An instruction published Tuesday by the Vatican’s Congregation for Catholic Education says that Catholic schools must be committed to a sincerely Catholic educational approach, which bears witness to Christ and forms students to know and understand the world through the light of faith.
The instruction outlines a deliberate and rich vision for Catholic school education.
But the text is more than platitudinous — it emphasizes that school and Church leaders have an obligation to protect and promote the Catholic ecclesial identity of their schools, and to ensure that teachers and students meet the Church’s criteria for participation in education apostolates.
The text encourages collaborative dialogue between bishops and school leaders, while affirming that bishops exercise canonical governance over personnel and doctrinal matters.
The Vatican especially affirms the canonical right of the local diocesan bishop to appoint or remove religion teachers, and to remove other teachers in diocesan schools, or require that a teacher be removed in other cases.
But it also underscores the importance of affording a teacher due process - some form of an investigation, opportunity for a canonical advocate, and some effort to find another solution before a teacher is terminated for some issue of faith or public morality.
The congregation’s text seems to draw from a seemingly unresolved conflict in the Archdiocese of Indianapolis, which has been awaiting judgment from the Congregation for Catholic Education for more than two years.
The archdiocese and Brebeuf Jesuit Preparatory School have been mired in a dispute since 2019, when Archbishop Charles Thompson instructed the school not to renew the contract of a teacher in a same-sex civil marriage. The school refused, arguing that the decision was an overreach of Thompson’s authority, since Brebeuf is a Jesuit, not archdiocesan, high school.
Eventually the archbishop said the school could no longer call itself Catholic. The school, administered by the midwestern province of the Society of Jesus, appealed that decision.
The instruction published this week seems to outline the criteria by which the case in Indianapolis will be judged, suggesting the case could soon come to a close.
But the text does not indicate that the Vatican will side definitively with Thompson.
On the one hand, it explicitly affirms the kind of action he undertook in Indianapolis. On the other hand, it seems to call for a process of deliberation, and it is not clear whether that resembles how things unfolded in his archdiocese.
But if the congregation does uphold Thompson’s decisions in short order, it won’t be only bishops who take notice.
In addition to affirming the rights of bishops to exercise governance over personnel matters, the text also affirms that parents have the right and obligation to be “involved in decision-making processes concerning the school community and their children.”
Of course, Catholic doctrine has always held that parents are primary educators and schools are helpers in that mission. But canonically affirming a right of parents to participate in school decision-making processes could, in some places, signify a sea change. And it could very well open the prospect for an increased number of appeals from parents unhappy with the administration of their Catholic schools, or with the process of decision-making.

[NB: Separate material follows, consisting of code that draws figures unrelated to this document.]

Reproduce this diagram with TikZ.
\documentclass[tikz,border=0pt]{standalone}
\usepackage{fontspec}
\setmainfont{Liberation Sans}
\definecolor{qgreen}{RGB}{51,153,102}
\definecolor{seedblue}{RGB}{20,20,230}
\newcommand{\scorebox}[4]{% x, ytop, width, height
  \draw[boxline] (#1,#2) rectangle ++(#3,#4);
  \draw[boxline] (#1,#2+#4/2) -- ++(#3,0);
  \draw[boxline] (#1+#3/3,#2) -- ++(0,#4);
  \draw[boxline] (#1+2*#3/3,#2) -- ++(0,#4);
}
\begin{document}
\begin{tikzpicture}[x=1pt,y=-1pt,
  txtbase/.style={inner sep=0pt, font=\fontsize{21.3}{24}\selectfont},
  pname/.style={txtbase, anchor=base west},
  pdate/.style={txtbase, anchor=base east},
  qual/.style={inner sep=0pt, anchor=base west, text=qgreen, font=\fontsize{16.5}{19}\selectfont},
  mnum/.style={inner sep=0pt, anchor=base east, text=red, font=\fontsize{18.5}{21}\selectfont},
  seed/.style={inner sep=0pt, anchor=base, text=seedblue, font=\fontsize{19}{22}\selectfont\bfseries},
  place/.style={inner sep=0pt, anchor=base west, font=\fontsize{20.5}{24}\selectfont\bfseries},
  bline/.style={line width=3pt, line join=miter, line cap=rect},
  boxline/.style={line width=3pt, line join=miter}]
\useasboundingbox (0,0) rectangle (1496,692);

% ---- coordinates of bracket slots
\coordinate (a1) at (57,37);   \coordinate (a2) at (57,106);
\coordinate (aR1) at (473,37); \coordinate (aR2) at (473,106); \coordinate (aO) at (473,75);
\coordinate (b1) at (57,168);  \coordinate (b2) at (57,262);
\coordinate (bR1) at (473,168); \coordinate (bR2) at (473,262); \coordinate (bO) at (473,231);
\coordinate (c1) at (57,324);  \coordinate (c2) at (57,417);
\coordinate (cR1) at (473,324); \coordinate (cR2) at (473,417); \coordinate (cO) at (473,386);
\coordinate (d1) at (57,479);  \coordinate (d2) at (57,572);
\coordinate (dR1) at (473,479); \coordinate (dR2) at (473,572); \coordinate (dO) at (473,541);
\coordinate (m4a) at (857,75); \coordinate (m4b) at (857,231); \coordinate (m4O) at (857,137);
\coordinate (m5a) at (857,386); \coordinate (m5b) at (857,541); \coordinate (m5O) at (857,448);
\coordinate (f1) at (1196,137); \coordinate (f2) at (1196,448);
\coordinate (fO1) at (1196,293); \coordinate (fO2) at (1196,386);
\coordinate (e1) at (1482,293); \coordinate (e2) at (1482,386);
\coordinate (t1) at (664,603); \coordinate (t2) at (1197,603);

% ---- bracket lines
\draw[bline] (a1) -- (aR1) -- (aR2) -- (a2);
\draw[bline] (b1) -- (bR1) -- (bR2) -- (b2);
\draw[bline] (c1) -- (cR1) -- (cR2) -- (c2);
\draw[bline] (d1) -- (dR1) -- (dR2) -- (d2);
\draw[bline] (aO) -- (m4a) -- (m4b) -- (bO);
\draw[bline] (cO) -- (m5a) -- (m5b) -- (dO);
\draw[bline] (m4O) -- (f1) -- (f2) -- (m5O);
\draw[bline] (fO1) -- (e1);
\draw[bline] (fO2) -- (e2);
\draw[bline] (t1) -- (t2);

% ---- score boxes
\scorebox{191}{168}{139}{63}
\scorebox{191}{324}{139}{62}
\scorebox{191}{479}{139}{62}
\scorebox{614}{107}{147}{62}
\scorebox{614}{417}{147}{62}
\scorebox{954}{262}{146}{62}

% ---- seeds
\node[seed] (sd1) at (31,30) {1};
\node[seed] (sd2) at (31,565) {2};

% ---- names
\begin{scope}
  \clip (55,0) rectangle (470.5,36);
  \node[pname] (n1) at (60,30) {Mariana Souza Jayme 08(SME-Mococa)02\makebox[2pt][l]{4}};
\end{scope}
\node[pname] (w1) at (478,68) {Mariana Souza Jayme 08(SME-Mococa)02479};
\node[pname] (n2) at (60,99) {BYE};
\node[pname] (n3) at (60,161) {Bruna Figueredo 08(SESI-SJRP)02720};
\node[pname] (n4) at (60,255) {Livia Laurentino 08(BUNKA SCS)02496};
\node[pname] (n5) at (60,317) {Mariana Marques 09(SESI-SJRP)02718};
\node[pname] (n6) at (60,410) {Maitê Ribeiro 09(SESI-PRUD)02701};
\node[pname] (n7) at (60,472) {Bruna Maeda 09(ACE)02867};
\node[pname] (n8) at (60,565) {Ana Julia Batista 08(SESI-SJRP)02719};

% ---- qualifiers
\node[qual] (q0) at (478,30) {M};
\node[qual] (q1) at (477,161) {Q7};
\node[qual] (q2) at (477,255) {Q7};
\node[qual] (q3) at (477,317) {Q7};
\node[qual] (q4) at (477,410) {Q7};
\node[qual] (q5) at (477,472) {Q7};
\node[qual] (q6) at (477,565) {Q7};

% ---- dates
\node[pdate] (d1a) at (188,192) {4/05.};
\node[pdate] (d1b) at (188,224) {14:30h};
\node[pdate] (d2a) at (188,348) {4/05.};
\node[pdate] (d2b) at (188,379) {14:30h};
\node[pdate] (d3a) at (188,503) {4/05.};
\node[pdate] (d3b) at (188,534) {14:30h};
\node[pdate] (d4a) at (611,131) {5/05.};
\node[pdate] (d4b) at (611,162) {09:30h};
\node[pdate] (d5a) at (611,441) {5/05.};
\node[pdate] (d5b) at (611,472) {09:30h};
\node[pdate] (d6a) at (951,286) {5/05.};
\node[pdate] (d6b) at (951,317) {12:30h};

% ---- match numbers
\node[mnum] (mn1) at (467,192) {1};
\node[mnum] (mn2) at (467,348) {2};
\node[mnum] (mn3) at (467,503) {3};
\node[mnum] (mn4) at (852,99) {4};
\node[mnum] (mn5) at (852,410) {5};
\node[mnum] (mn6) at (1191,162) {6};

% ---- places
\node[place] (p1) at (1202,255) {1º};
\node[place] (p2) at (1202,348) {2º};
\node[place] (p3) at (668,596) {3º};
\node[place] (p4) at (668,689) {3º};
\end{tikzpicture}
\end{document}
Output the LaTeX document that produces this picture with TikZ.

While the congregation has affirmed that right, it is actually local diocesan offices which would become the first stop for such appeals.
And while chancery school offices are very accustomed to hearing from unhappy parents, the prospect of formal canonical recourse about school decision-making might require those offices to better streamline their systems for responding to parental complaints.
In principle, of course, that could lead to greater accountability for school administration, more transparency, and even a more fruitful collaboration between parents, school leaders, and diocesan officials.
But it could also lead to increased workloads for thinly-stretched offices, and unrealistic expectations about the limits of parental “involvement” in decision-making. Involvement in a process does not always mean acquiescence to the final decision, and that might not always be clear.
In either case, “The identity of a Catholic school for a culture of dialogue” sets forth a vision for the leadership of Catholic schools that extends both prerogatives and obligations to parents, teachers, school and Church leaders.
How that text is implemented in U.S. dioceses could depend on what happens next in Indianapolis, where an active test of the Vatican’s commitment to Catholic school identity and episcopal prerogative is waiting for a long-expected resolution.
Hmmm. I would be curious to know how things unfolded between the Archdiocese of Indianapolis and Cathedral High School (who did terminate the teacher) and Brebuef Jesuit (who did not). From my recollection, the Archdiocese was notified and tried to come to a resolution with both teachers for two years before Archbishop Thompson decided to resolve it. Does the text call for specific guidelines on what that process would look like? Two years of walking with the individuals would seem to apply as a "process of deliberation" as you state JD.
My understanding of the role of parents in school decision-making in my neck of the woods (Ohio) is that for many years parents pressured Catholic schools to be LESS Catholic. When my children, now in their mid-20s, began attending Catholic schools, this was changing. More parents, to the surprise of principals and priests at the time, were expecting a "Catholic identity" that was more than a prayer table in each classroom (often accompanying some very unusual "prayers") the occasional Mass, and a service project or two. Priests and administrators I spoke to told me that they were used to parents wanting academics to be the top priority, and wanting the "Catholic" things played down. They were insulted at the idea of parents homeschooling because the schools "weren't Catholic enough" -- rather than wondering if they might have a point. Giving parents more of a say isn't necessarily a good thing.